There's a method of controlling shrub size and keeping flowers that gives an overall natural look.
There is a method of controlling shrub size and keeping flowers that gives an overall natural look. Briefly, we start the shrub on what I will call a recycling program. This method works on all shrubs. In fact, the more prolific the natural suckering, the better. This is what we are going to take advantage of—a shrub’s ability to grow new shoots after the stimulation of pruning out a percentage of its old branches.
Any eight-year-old shrub, pruned little during that time, will be a collection of branches whose ages vary from one to eight years old. It will be the old guys—the eights, sevens and six year-olds, that are outgrowing the space allotted or conceived, the ones that are reaching out to the point where the visual effect is impaired.
Shrub recycling work is best done in spring or fall, when you can see the structure without the leaves, leaving the plant untouched during the growing season. Using a hand saw or loppers, remove some or all of the old guys. Once these are removed, the shrub will look different. You might be done. Stand back and look. With a little touch on the sides, a bit of polish, this year’s work is done. This means that you have room in that spot perhaps for a six-year-old shrub of that variety.
Be patient. Let the shrub have its turn, you just had yours. Let one year go by, leaving the shrub to recover from the pruning. A year later from your spring or fall pruning, let’s inspect. The six-year-olds are now seven and there are lots of new shoots. Can you live with it another year? No, six years old seems to be what I prefer.
Great, let’s prune. Because there are so many small one-, two-, and three-year old shoots, let’s thin some of those, but not all. Any areas of the root crown that are overly thick with new shoots can be thinned.

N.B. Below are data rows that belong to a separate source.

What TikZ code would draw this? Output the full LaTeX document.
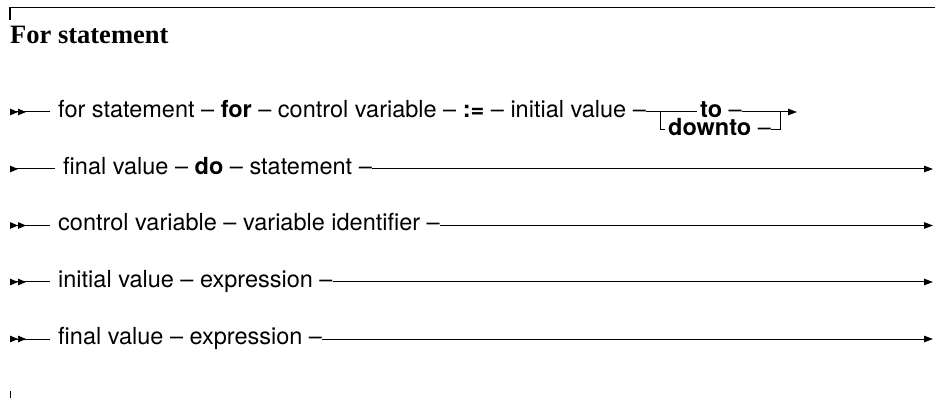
\documentclass[tikz,border=0pt]{standalone}
\usepackage{fontspec}
\setmainfont{TeX Gyre Heros}
\newfontfamily\titlefont{Liberation Serif}
\usetikzlibrary{arrows.meta,calc}
\begin{document}
\begin{tikzpicture}[x=1pt,y=-1pt,
  lbl/.style={anchor=base west,inner sep=0pt,font=\fontsize{23.5}{28}\selectfont},
  conn/.style={line width=1pt},
  dstart/.style={conn,{Triangle[length=8pt,width=6.5pt,reversed]Triangle[length=8pt,width=6.5pt,reversed]}-},
  sstart/.style={conn,{Triangle[length=8pt,width=6.5pt,reversed]}-},
  fin/.style={conn,-{Triangle[length=9pt,width=6.5pt]}},
]
\useasboundingbox (0,0) rectangle (935,398);
\draw[line width=1.5pt] (10,20) -- (10,7.5) -- (935,7.5);
\draw[line width=1pt] (10,391) -- (10,398);
\node[anchor=base west,inner sep=0pt,font=\titlefont\bfseries\fontsize{26.5}{30}\selectfont] (title) at (10,44) {For statement};

% row 1
\coordinate (a1) at (10,112);
\coordinate (b1) at (50,112);
\node[lbl] (t1) at (58,117.5) {for statement -- \textbf{for} -- control variable -- \textbf{:=} -- initial value --};
\node[lbl] (to) at (700,117.5) {\textbf{to} --};
\node[lbl] (downto) at (668,135.5) {\textbf{downto} --};
\coordinate (j1) at (660,112);
\coordinate (d1) at (660,130);
\coordinate (j2) at (780,112);
\coordinate (c1) at (797,112);
\draw[dstart] (a1) -- (b1);
\draw[conn] (t1.east |- a1) -- ($(to.west |- a1)+(-3,0)$);
\draw[conn] (to.east |- a1) -- (j2);
\draw[fin] (j2) -- (c1);
\draw[conn] (j1) -- (d1) -- ($(downto.west |- d1)+(-3,0)$);
\draw[conn] (downto.east |- d1) -| (j2);

% row 2
\coordinate (a2) at (10,169);
\coordinate (b2) at (55,169);
\coordinate (c2) at (933,169);
\node[lbl] (t2) at (63,174.5) {final value -- \textbf{do} -- statement --};
\draw[sstart] (a2) -- (b2);
\draw[fin] (t2.east |- a2) -- (c2);

% row 3
\coordinate (a3) at (10,225.5);
\coordinate (b3) at (50,225.5);
\coordinate (c3) at (933,225.5);
\node[lbl] (t3) at (58,231) {control variable -- variable identifier --};
\draw[dstart] (a3) -- (b3);
\draw[fin] (t3.east |- a3) -- (c3);

% row 4
\coordinate (a4) at (10,282);
\coordinate (b4) at (50,282);
\coordinate (c4) at (933,282);
\node[lbl] (t4) at (58,287.5) {initial value -- expression --};
\draw[dstart] (a4) -- (b4);
\draw[fin] (t4.east |- a4) -- (c4);

% row 5
\coordinate (a5) at (10,339);
\coordinate (b5) at (50,339);
\coordinate (c5) at (933,339);
\node[lbl] (t5) at (58,344.5) {final value -- expression --};
\draw[dstart] (a5) -- (b5);
\draw[fin] (t5.east |- a5) -- (c5);
\end{tikzpicture}
\end{document}
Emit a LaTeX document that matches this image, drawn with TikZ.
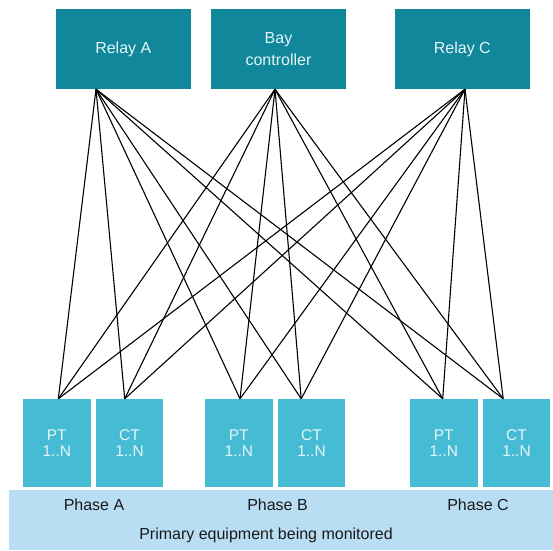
\documentclass[tikz,border=0pt]{standalone}
\usepackage{fontspec}
\setmainfont{Liberation Sans}
\usepackage{tikz}
\usetikzlibrary{positioning, calc}
\definecolor{relayteal}{HTML}{10879A}
\definecolor{sensorcyan}{HTML}{45BCD4}
\definecolor{bandblue}{HTML}{B9DEF4}
\definecolor{boxtext}{HTML}{E4F5F8}
\definecolor{darktext}{HTML}{1A1A1A}

\begin{document}
\begin{tikzpicture}[
    x=1pt, y=-1pt,
    relay/.style={fill=relayteal, minimum width=134.7pt, minimum height=80pt,
                  inner sep=0pt, text=boxtext, align=center,
                  font=\fontsize{16}{21.6}\selectfont},
    sensor/.style={fill=sensorcyan, minimum width=67.7pt, minimum height=88pt,
                   inner sep=0pt, text=boxtext, align=center,
                   font=\fontsize{15.5}{16}\selectfont},
    phasetext/.style={text=darktext, font=\fontsize{16}{19}\selectfont, inner sep=0pt},
    wire/.style={black, line width=1.1pt},
]
    \useasboundingbox[fill=white] (0,0) rectangle (553,550);

    % Relays and bay controller
    \node[relay] (relayA) at (123.3,49) {Relay A};
    \node[relay] (bay) at (278.5,49) {Bay\\controller};
    \node[relay] (relayC) at (462.3,49) {Relay C};

    % Primary equipment band
    \node[fill=bandblue, minimum width=544pt, minimum height=60pt, inner sep=0pt] (band) at (281,520) {};
    \node[phasetext] (phaseA) at (94,505) {Phase A};
    \node[phasetext] (phaseB) at (277.5,505) {Phase B};
    \node[phasetext] (phaseC) at (478,505) {Phase C};
    \node[phasetext] (primary) at (266,535) {Primary equipment being monitored};

    % PT / CT per phase
    \node[sensor] (ptA) at (56.8,443) {PT\\1..N};
    \node[sensor, right=4.6pt of ptA] (ctA) {CT\\1..N};
    \node[sensor] (ptB) at (238.8,443) {PT\\1..N};
    \node[sensor, right=4.6pt of ptB] (ctB) {CT\\1..N};
    \node[sensor] (ptC) at (443.8,443) {PT\\1..N};
    \node[sensor, right=4.6pt of ptC] (ctC) {CT\\1..N};

    % Wire end points
    \coordinate (relayA-out) at ($(relayA.south)+(-27.3,0)$);
    \coordinate (bay-out) at ($(bay.south)+(-3.5,0)$);
    \coordinate (relayC-out) at ($(relayC.south)+(2.7,0)$);
    \coordinate (ptA-in) at ($(ptA.north)+(1.5,0)$);
    \coordinate (ctA-in) at ($(ctA.north)+(-4.8,0)$);
    \coordinate (ptB-in) at ($(ptB.north)+(1.2,0)$);
    \coordinate (ctB-in) at ($(ctB.north)+(-10.3,0)$);
    \coordinate (ptC-in) at ($(ptC.north)+(-1.1,0)$);
    \coordinate (ctC-in) at ($(ctC.north)+(-13.3,0)$);

    % Wires
    \foreach \src in {relayA-out, bay-out, relayC-out}
        \foreach \dst in {ptA-in, ctA-in, ptB-in, ctB-in, ptC-in, ctC-in}
            \draw[wire] (\src) -- (\dst);
\end{tikzpicture}
\end{document}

Use your Felco secateurs for this and cut to ground level.
The reason for thinning some of the smallest shoots is that we do not need them all. Those that we leave will be needed later. They are still producing energy for the plant.
Let another year go by and repeat the entire pruning cycle. Prune out the old guys, do some thinning of the overabundance of youngest shoots, and leave everything else alone.
Six years after initiating this process, we have done one complete recycle sequence. Now the old guys are the youngest shoots we left six years ago. None of the original shoots or branches remain. I have decided that, with this species in this place, a six-year-old shrub works. It looks good, has a natural form, flowers on the oldest branches, and keeps me occupied. Guests looking at this beautiful plant will never know what went into its creation. It doesn’t look pruned; it fits and looks great. And it is pretty much completely under control.
In theory, this practice will work for all shrubs. If the shrub doesn’t seem to be keeping up to this much pruning, try taking a year off. These are guidelines, not hard and fast rules.